Note that, in general, every search will be exhaustive in the sense that the query must be compared to every entry in the database. The problem is that many measures of similarity have additional parameters that must be optimized by exhaustive enumeration for each comparison. The classic example is a measure of 3D similarity that pairs each atom in the query with an atom from the structure in the database. In the general case, all possible pairings must be tried through an exhaustive enumeration.

they got it backwards

[oohshiny]

Currently, the most common way to find the 3D shape of a particular molecule within a database is to superimpose a candidate over the query molecule and see how much of it overlaps. But this is time consuming, partly because it requires both molecules to be precisely aligned.

Yes, that's currently "the most common way" because at least you can tell what you're getting: when you get a match, you can actually say how close the different shapes are to one another.

The new technique uses a different approach. It analyses the position of the different atoms within a molecule to understand its shape. These relative positions can be mapped and stored a molecular database.

That's actually not a "new technique", it's an old technique. It's what people used to do before they tried to overlay 3D shapes accurately. They used to do that because computers used to be too slow to do the accurate comparison.

As the article points out, there is only limited 3D shape information available at all. Few people need to do 3D queries right now, and there is little data to do them on, so optimizing speed is the wrong thing to do; we need to optimize accuracy and scientific relevance.

Not enought structures?

[ajax142]

The author lists an apparent problem of this 3D search as a lack of molecular structures and calls for a "jump start" in the supply of 3D data, I call BS on this claim. A quick look at the Cambridge Structural Database shows 400,977 strucutures of 363,931 different molecules. There are another 89,064 structures of inorganic molecules in the Inorganic Crystal Structure Database.

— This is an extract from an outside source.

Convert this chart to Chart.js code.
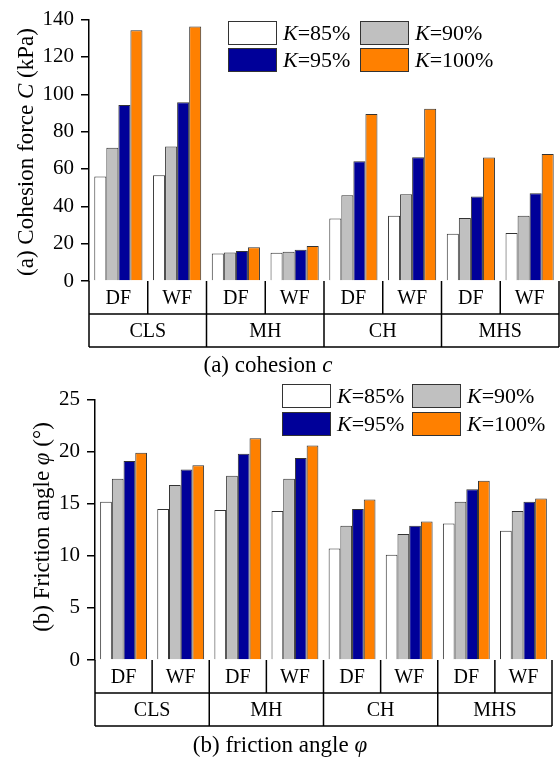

On the biological side there are 3,425 structures of Nucleic Acids in the NDB as well as 42,082 structures of proteins and polypeptides in the PDB. If that still isn't enough for the authors, fire up any number of ab initio quantum chemistry programs and in a short time you can create a library of good guesses for the structure of small molecules.

I tend to think the authors of the article are refering to the problems of a "useable form" for the structures and easy access of many of these databases. The first problem is mearly a problem of converting between the various structural file formats out there, something a good programmer (or grad student) can solve is a few weeks or less. The second is a bureaucrat issue and not a scientific one.

Quite interesting

[excelsior_gr]

This is quite an interesting achievement. The tools that I am familiar with can only search for 2D structures like functional groups (alcohol groups, aromatic rings, etc). At their best, they might give the ability to search for R- and S- stereoisomers, but that is it. This is pretty enough for tasks like solvent design that are quite frequent in the chemical process industry, but in the pharmaceutical R&D they need more powerful tools.

I will give a simple example of an enzyme: These nice molecules catalyze reactions of vital importance in the modern pharmaceutical industry by providing a chemical "lock" where the "keys" (i.e. the reacting molecules) will dock on. This enables them to react and form a new molecule that will then undock from the enzume leaving the "lock" free for the next pair.

These "locks" are actually 3D structures of appropriately aligned molecules. This is where this search ability comes in: The chemist suspects how the appropriate lock would look like for catalyzing his reaction (3D alignment of functional groups), much like someone suspects what the right keywords for a Google search are. Then he feeds the data to the machine and gets the molecules that are likely to be of assistance in his work. After that, he can make experiments testing these enzymes to see if they actually work.

This should speed things up very much in biochemical research. It means less literature research and less failed experiments.